There has long been a battle over the best international locations for IT and Business Process Outsourcing (BPO) locations. Analysts in this area long ago stopped arguing about the merits of specific countries and started looking at cities and regions instead, with one of the constant comparisons being India compared to Central and Eastern Europe (CEE) for clients based in Western Europe.
At times the debate has been rather tired. It’s obvious that Europe and India both have their advantages and disadvantages for outsourcing service delivery, however a recent editorial feature in IT Pro really backs the case for working with companies in the CEE. In fact, IT Pro goes so far as to suggest that for IT and BPO services, the CEE region “is a nearshoring Mecca.”
According to research by Deloitte, working with partners in the CEE region, rather than China or India, helps to avoid problems such as:
– poor supplier performance; it’s hard to effectively control your supplier when they are so far away. Each problem may require a very expensive and long journey to visit in person – or you need to expatriate teams to oversee the supplier.
– inability to realise cost advantage; cost advantages in low-cost locations are often overstated because they don’t account for errors, mistakes, and the cost of increased oversight.

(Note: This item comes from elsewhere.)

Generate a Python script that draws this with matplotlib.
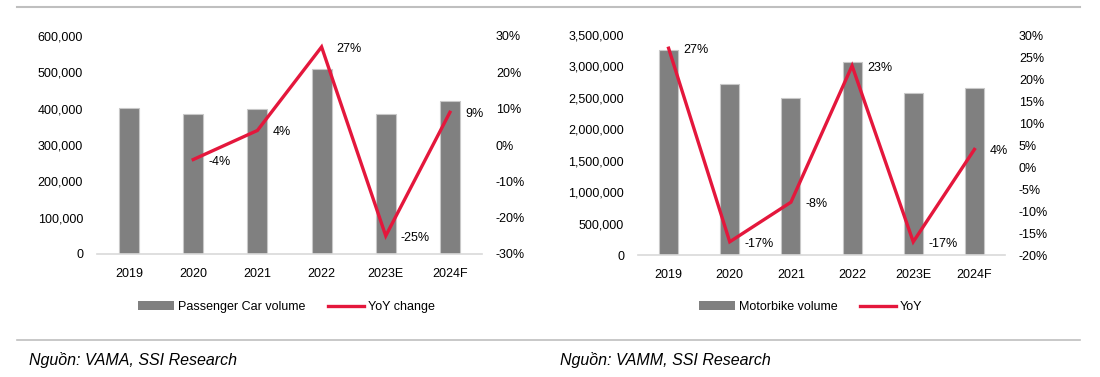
import matplotlib
matplotlib.use('Agg')
import matplotlib.pyplot as plt
from matplotlib.patches import Patch
from matplotlib.lines import Line2D
from matplotlib.ticker import FuncFormatter, MultipleLocator

plt.rcParams['font.family'] = ['Liberation Sans Narrow', 'Liberation Sans', 'DejaVu Sans']
plt.rcParams['font.size'] = 9

# data
years = ['2019', '2020', '2021', '2022', '2023E', '2024F']

car_volume = [401000, 385000, 400000, 508000, 385000, 421000]
car_yoy = [None, -4, 4, 27, -25, 9]

bike_volume = [3261000, 2716000, 2493000, 3066000, 2573000, 2657000]
bike_yoy = [27, -17, -8, 23, -17, 4]

BAR = '#808080'
RED = '#e4173c'
GRID = '#bfbfbf'
FS = 9

W, H = 1100, 377
fig = plt.figure(figsize=(W / 100, H / 100), dpi=100)


def px_box(x0, y0, x1, y1):
    return [x0 / W, 1 - y1 / H, (x1 - x0) / W, (y1 - y0) / H]


def draw_panel(box, volume, yoy, vmax, vstep, pmin, pmax, pstep, bar_label, line_label, legend_x):
    ax = fig.add_axes(box)
    x = list(range(len(years)))
    ax.bar(x, volume, width=0.31, color=BAR, edgecolor='#c8c8c8', linewidth=0.8, zorder=2)
    ax.set_xlim(-0.5, len(years) - 0.5)
    ax.set_ylim(0, vmax)
    ax.yaxis.set_major_locator(MultipleLocator(vstep))
    ax.yaxis.set_major_formatter(FuncFormatter(lambda v, p: f'{v:,.0f}'))
    ax.set_xticks(x)
    ax.set_xticklabels(years)
    for s in ['top', 'right', 'left']:
        ax.spines[s].set_visible(False)
    ax.spines['bottom'].set_color('#d9d9d9')
    ax.spines['bottom'].set_linewidth(1.2)
    ax.tick_params(axis='both', length=0, pad=10, labelsize=FS)

    ax2 = ax.twinx()
    pts = [(i, v) for i, v in enumerate(yoy) if v is not None]
    ax2.plot([p[0] for p in pts], [p[1] for p in pts], color=RED, linewidth=2.4,
             solid_joinstyle='miter', zorder=3)
    for i, v in pts:
        ax2.annotate(f'{v}%', (i, v), xytext=(15, -2), textcoords='offset pixels',
                     ha='left', va='center', fontsize=FS)
    ax2.set_ylim(pmin, pmax)
    ax2.yaxis.set_major_locator(MultipleLocator(pstep))
    ax2.yaxis.set_major_formatter(FuncFormatter(lambda v, p: f'{v:.0f}%'))
    for s in ax2.spines.values():
        s.set_visible(False)
    ax2.tick_params(axis='y', length=0, pad=10, labelsize=FS)

    handles = [Patch(facecolor=BAR, edgecolor='none', label=bar_label),
               Line2D([0], [0], color=RED, linewidth=2.4, label=line_label)]
    fig.legend(handles=handles, loc='center left', bbox_to_anchor=(legend_x / W, 1 - 307 / H),
               ncol=2, frameon=False, borderpad=0, borderaxespad=0, handlelength=2.9,
               handletextpad=0.3, columnspacing=1.8, fontsize=FS)
    return ax


draw_panel(px_box(97, 36, 482, 254), car_volume, car_yoy, 600000, 100000, -30, 30, 10,
           'Passenger Car volume', 'YoY change', 138)
draw_panel(px_box(638, 35, 1005, 255), bike_volume, bike_yoy, 3500000, 500000, -20, 30, 5,
           'Motorbike volume', 'YoY', 699)

# frame lines and sources
fig.add_artist(Line2D([17 / W, 1080 / W], [1 - 7 / H, 1 - 7 / H], color=GRID, linewidth=1.5))
fig.add_artist(Line2D([17 / W, 1080 / W], [1 - 340 / H, 1 - 340 / H], color=GRID, linewidth=1.2))
fig.text(29 / W, 1 - 360 / H, 'Nguồn: VAMA, SSI Research', style='italic', fontsize=11.5,
         va='center', ha='left')
fig.text(560 / W, 1 - 360 / H, 'Nguồn: VAMM, SSI Research', style='italic', fontsize=11.5,
         va='center', ha='left')

fig.savefig('out.png', dpi=100)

– time zone considerations; it can be difficult to manage a team when you only get a small window of time together each day. Emails may take a day or more to be answered and calls are very difficult.
– social beliefs; especially true if your remote team is customer-facing. It’s far easier to work with Europeans if you are a European company buying services – even if they come from a different country the team will broadly have the same European cultural values.
– government incentives; China and India are mature markets and the real incentives were on offer around 15 years ago – now there are more interesting government incentives in other markets.
Not much of this is new information. European companies have long weighed up the value of paying more to work with European partners they can be close to, both physically and culturally, but there is a strong emphasis on the gap getting wider. The BPO and IT companies are innovating at present and developing new delivery and payment platforms and this is where many Indian companies are getting left behind – relying on the same methods of IT sourcing that were in vogue a decade ago.
How do you think the India v Eastern Europe argument has developed recently? Will this change in 2018 and does the IT Pro analysis reflect what you see in the market at present? Please leave a comment here with your thoughts.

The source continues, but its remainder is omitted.